Later Sayadawgyi returned to Panditarama after a foreign tour and I saw him for the first time and thought of him as another Ven Ňānārāma. This is how the Burma chapter in my life commenced. I tried to write down all the words of Sayadawgyi from his sermons. Further secretly I started learning Burmese language to sharpen my understanding of Dhamma talks and interviews when and where possible. The most admirable feature I found was Sayadawgyi’s technique of communication, sharpness in usage of Language with grammar and ironically that was the weak point in me. I saw him as Zen Master who communicates by all possible means, such as the posture, timeliness, opportunity, language and facial expressions to list some.
For my own use I got a yellow colored book by Sayadawgyi explaining the technical side of the Vipassana Meditation and it appeared to be a unique contribution by him to Maha-si method. One day I mentioned that to Sayadawgyi. But he was humble enough to mention that his contribution was insignificant to the Maha-si method. Even if that was the case, for me his humility was the main reason for my great admiration. I also found his technical approach very rational probably due to my Physics back ground. Later the same booklet appeared as a single paper indicating “some brief guidelines for interview”.
I quickly adjusted myself to Panditarama environment and was able to adhere to the regular time table while gaining confidence through the other facilities in not only understanding Vipassana but in sharing the same with others too. I found that many visiting Yogis to Panditarama found it difficult to adjust to its environment and left within a short time. However, I was fortunate in having Bikkhu U Vivekananda as a fellow meditator who became my mentor, so to say.
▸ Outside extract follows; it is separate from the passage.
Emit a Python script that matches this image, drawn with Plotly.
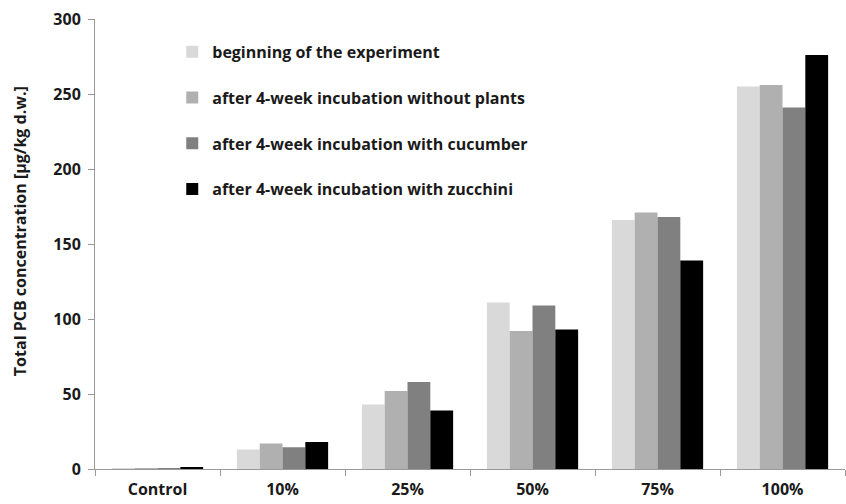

After about two years we visited Kyauktan village passing Hse Main Gon (HMG) for a summer period and for the first time visited the HMG property. Sayadawgyi later indicated his interest in building a forest monastery in this property. Gradually, I came into the planning committee and started the planning of the forest monastery with three others appointed by Sayadawgyi. Meanwhile I started translation works of Burmese books into Sinhala language commencing with the book “American Dharma Desana” by Sayadaw-ji.
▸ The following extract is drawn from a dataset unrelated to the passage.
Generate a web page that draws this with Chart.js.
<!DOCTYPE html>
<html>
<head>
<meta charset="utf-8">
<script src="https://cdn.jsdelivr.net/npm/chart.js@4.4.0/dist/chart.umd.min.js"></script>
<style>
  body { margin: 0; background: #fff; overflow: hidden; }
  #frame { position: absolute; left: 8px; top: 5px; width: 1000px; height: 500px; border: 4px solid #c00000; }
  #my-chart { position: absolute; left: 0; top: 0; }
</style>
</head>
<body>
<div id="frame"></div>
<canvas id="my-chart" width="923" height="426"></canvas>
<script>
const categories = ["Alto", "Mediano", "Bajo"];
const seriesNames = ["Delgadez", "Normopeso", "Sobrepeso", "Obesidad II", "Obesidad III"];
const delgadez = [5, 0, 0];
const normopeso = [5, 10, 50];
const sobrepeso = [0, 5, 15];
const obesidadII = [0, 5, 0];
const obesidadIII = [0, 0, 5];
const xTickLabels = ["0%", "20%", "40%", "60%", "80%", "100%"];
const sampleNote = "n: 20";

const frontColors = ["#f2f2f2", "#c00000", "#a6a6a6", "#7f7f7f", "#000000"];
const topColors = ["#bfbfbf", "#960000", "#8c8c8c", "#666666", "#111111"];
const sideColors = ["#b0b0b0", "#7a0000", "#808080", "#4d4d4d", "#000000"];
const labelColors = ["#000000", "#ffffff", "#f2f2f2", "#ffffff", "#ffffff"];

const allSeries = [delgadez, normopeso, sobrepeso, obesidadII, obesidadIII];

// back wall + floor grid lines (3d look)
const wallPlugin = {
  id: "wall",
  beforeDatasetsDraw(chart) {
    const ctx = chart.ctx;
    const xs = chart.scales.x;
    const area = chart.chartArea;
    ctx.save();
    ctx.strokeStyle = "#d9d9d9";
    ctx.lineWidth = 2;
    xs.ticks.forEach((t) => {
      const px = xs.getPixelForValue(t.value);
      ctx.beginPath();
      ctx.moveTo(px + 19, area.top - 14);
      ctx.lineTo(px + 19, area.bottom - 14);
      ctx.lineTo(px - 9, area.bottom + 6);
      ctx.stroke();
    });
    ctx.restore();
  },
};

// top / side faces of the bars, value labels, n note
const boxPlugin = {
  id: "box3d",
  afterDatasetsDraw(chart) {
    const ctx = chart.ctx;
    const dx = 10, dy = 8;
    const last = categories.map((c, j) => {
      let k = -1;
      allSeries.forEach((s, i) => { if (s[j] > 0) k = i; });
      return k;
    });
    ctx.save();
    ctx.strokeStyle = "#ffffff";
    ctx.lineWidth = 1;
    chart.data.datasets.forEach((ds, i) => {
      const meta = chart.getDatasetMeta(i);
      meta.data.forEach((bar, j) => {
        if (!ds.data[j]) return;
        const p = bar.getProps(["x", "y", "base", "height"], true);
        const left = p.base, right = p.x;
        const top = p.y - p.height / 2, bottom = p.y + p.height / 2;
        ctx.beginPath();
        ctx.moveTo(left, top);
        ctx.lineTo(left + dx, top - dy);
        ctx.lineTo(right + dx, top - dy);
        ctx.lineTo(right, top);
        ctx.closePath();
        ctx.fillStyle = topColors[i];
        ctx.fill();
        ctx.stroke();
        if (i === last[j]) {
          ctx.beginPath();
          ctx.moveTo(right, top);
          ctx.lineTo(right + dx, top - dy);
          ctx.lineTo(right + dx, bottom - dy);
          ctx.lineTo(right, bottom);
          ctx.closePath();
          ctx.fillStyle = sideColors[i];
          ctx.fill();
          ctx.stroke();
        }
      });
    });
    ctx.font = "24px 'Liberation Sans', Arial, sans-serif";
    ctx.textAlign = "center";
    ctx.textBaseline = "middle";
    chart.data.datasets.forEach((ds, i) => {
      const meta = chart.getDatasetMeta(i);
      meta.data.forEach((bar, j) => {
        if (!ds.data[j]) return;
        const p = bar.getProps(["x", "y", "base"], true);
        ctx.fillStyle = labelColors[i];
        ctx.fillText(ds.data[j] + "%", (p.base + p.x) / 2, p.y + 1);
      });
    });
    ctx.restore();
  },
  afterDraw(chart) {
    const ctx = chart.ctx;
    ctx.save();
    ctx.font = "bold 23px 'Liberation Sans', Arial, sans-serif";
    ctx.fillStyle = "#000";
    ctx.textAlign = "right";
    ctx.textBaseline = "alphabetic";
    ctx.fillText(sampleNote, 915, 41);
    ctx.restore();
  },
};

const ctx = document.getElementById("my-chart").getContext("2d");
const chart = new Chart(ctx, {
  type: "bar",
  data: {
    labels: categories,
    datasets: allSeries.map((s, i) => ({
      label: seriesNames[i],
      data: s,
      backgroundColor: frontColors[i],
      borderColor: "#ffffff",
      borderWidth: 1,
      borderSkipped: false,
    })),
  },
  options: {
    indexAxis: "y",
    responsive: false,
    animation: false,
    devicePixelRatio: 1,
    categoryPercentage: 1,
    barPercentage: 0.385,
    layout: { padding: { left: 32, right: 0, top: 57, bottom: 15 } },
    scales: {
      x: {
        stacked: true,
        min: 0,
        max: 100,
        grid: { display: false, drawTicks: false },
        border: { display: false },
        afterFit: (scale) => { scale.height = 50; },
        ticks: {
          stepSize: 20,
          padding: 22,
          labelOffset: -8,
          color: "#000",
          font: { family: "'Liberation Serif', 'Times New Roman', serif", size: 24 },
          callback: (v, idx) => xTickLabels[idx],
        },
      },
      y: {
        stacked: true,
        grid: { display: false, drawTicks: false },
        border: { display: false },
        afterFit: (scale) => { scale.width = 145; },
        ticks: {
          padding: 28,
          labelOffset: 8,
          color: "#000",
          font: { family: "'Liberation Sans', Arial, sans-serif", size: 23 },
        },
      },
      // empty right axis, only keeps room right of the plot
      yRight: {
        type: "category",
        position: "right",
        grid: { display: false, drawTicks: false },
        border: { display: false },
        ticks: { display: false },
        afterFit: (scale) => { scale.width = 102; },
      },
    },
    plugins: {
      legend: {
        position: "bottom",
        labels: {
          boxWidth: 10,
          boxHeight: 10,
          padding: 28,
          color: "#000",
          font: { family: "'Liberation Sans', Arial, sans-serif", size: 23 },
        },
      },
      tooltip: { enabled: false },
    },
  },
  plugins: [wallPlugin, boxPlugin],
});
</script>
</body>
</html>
Some visitors from Sri Lanka had even remarked that I had no idea of returning to Sri Lanka. Everything was progressing fast at HMG. Thâmanay Kyaw started writing the book on Sayadawgyi, later titled “One Life Journey” where he has presented vivid episodes about Sayadawgyi in great detail.
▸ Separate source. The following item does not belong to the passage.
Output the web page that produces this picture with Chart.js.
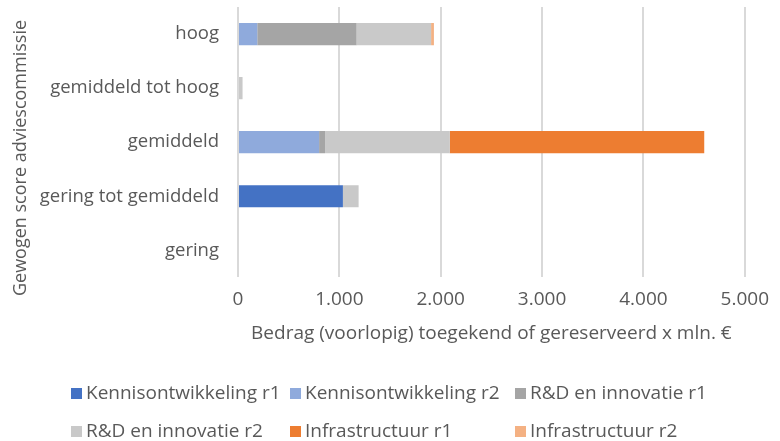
<!DOCTYPE html>
<html>
<head>
<meta charset="utf-8">
<script src="https://cdn.jsdelivr.net/npm/chart.js@4"></script>
<style>
  html, body { margin: 0; padding: 0; background: #fff; }
  #wrap { width: 780px; height: 441px; }
</style>
</head>
<body>
<div id="wrap"><canvas id="grafiek"></canvas></div>
<script>
// categorieen (van boven naar beneden)
var categorieen = ['hoog', 'gemiddeld tot hoog', 'gemiddeld', 'gering tot gemiddeld', 'gering'];

// bedragen in mln. euro per reeks
var kennisR1 = [0, 0, 0, 1035, 0];
var kennisR2 = [190, 0, 800, 0, 0];
var rdR1 = [980, 0, 60, 0, 0];
var rdR2 = [735, 45, 1230, 155, 0];
var infraR1 = [0, 0, 2510, 0, 0];
var infraR2 = [28, 0, 0, 0, 0];

var xTickLabels = ['0', '1.000', '2.000', '3.000', '4.000', '5.000'];
var yTitel = 'Gewogen score adviescommissie';

var tekstKleur = '#595959';
var font = 'Open Sans';

// eigen legenda zoals in Excel (drie kolommen, twee rijen) + y-titel
var legendaPlugin = {
    id: 'legenda',
    afterDraw: function (chart) {
        var ctx = chart.ctx;
        var kolommen = [71, 290, 515];
        var rijen = [393, 431];
        ctx.save();
        ctx.font = '19px "' + font + '"';
        ctx.textBaseline = 'middle';
        ctx.textAlign = 'left';
        chart.data.datasets.forEach(function (ds, i) {
            var x = kolommen[i % 3];
            var y = rijen[Math.floor(i / 3)];
            ctx.fillStyle = ds.backgroundColor;
            ctx.fillRect(x, y - 5, 11, 11);
            ctx.fillStyle = tekstKleur;
            ctx.fillText(ds.label, x + 15, y + 1);
        });

        // y-as titel, gedraaid
        ctx.translate(21, 158);
        ctx.rotate(-Math.PI / 2);
        ctx.textAlign = 'center';
        ctx.font = '18px "' + font + '"';
        ctx.fillText(yTitel, 0, 0);
        ctx.restore();
    }
};

var ctx = document.getElementById('grafiek').getContext('2d');
var grafiek = new Chart(ctx, {
    type: 'bar',
    data: {
        labels: categorieen,
        datasets: [
            { label: 'Kennisontwikkeling r1', data: kennisR1, backgroundColor: '#4472C4' },
            { label: 'Kennisontwikkeling r2', data: kennisR2, backgroundColor: '#8FAADC' },
            { label: 'R&D en innovatie r1', data: rdR1, backgroundColor: '#A5A5A5' },
            { label: 'R&D en innovatie r2', data: rdR2, backgroundColor: '#C9C9C9' },
            { label: 'Infrastructuur r1', data: infraR1, backgroundColor: '#ED7D31' },
            { label: 'Infrastructuur r2', data: infraR2, backgroundColor: '#F4B183' }
        ]
    },
    options: {
        indexAxis: 'y',
        responsive: true,
        maintainAspectRatio: false,
        animation: false,
        datasets: {
            bar: { categoryPercentage: 1, barPercentage: 0.41 }
        },
        layout: {
            padding: { top: 7, right: 30, bottom: 96, left: 0 }
        },
        scales: {
            x: {
                stacked: true,
                min: 0,
                max: 5000,
                ticks: {
                    stepSize: 1000,
                    color: tekstKleur,
                    font: { family: font, size: 19 },
                    padding: 11,
                    callback: function (v) { return xTickLabels[Math.round(v / 1000)]; }
                },
                grid: { color: '#D9D9D9', lineWidth: 2, drawTicks: false },
                border: { display: false },
                title: {
                    display: true,
                    text: 'Bedrag (voorlopig) toegekend of gereserveerd x mln. €',
                    color: tekstKleur,
                    font: { family: font, size: 19 },
                    padding: { top: 0, bottom: 0 }
                }
            },
            y: {
                stacked: true,
                ticks: {
                    color: tekstKleur,
                    font: { family: font, size: 18.5 },
                    padding: 19
                },
                grid: { display: false, drawTicks: false },
                border: { display: false },
                afterFit: function (scale) {
                    scale.width = 238;
                    scale.paddingTop = 0;
                    scale.paddingBottom = 0;
                }
            }
        },
        plugins: {
            legend: { display: false },
            tooltip: { enabled: false }
        }
    },
    plugins: [legendaPlugin]
});
</script>
</body>
</html>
After receiving several requests from the Nissarana Vanaya in Sri Lanka, I had to go and ask for permission from Sayadawgyi to return home. First he convinced me to stay one more year and to galvanize my meditative experience under him and I had to agree. Practice continued together with heavy field work such as HMG project planning. Due to repeated demands received after one more year I was compelled to inform Sayadawgyi about my returning to Sri Lanka. At that time too Nayaka Sayadaw U Sasana pointed out that it was better to stay with Sayadawgyi, but the situation was not under my control and I returned in Dec. 1996 during Christmas time.
Soon after coming back I accelerated my translation works as indicated by Sayadawgyi and the following books were translated into Sinhala and published for free distribution.
- Maha-si Sayadawgyi
- “ Vipassana shoe nee kyam” ( Vipassana nayappakaranaya) 1000 pages
- ( Translated first 2 chapters into English and published as an e-book in vipassana.com )
- Introduction to Vipassana by Maha-si Sayadaw. 27 pages
- American Dharma Desana talks in USA. BPS publication: 263 Pages
- Panditarama Sayadaw-ji’s instructions. 58 pages
- Rain drops in mid- summer by Sayadaw-ji: 58 pages
- Paving the way: Guidance for yogis at interviews/ Brief guidelines for interviews. 28 pages
- Tapyekan Sayadaw’s instructions
- Pha-auk Sayadaw’s ; Nibbana Gamini Patipada 1040 pages
- U Janaka ( Chanmyay) ; Vipassana meditation 119 pages
With all these publications I visited Sayadawgyi in 2002 with two more monks from Sri Lanka and introduced them to Sayadawgyi. Bhikkhu Vivekananda from Nepal also joined us. Again due to various activities back in Sri Lanka I had no opportunity to visit Sayadawgyi until 2012.
(During my 2010 USA tour I visited Sayadawgyi at Thatagata meditation center at San Jose, California. I stayed three days with Sayadaw-ji. Kenneth Morris, Barbara Janus with Ko Hla Myint were also there.)
By that time Panditarama and HMG had changed so much that I myself felt like a stranger. My Burmese language knowledge also was weak. Still U Mya Thanung the translator, Daw Win, Ko Hla Mying etc. together with Thamaney- Jo could make the environment sufficiently familiar to me. I learned that U Kyaw Kyaw had passed away. Many of the earlier faces were not to be seen any more.
I was determined to visit Sayadawgyi at least once a year as time permits. Accordingly in 2012-2013 I visited with a small group towards the year end international retreat at HMG. Due to these yearly tours I had the rare opportunities to have personal meetings with Sayadawgyi. In each of the tours I enjoyed visiting the Sri Lankan embassy at Yangon too.
Each time I visited Burma, it was obvious to me that changes were rapidly taking place. The discipline within the center has become gradually strict while Burma as a country was losing its discipline and the erosion of the Burmese culture was quite noticeable. It is fairly certain that the maintenance of the very high image of Panditarama is heavily dependent upon only one person, Sayadawgyi.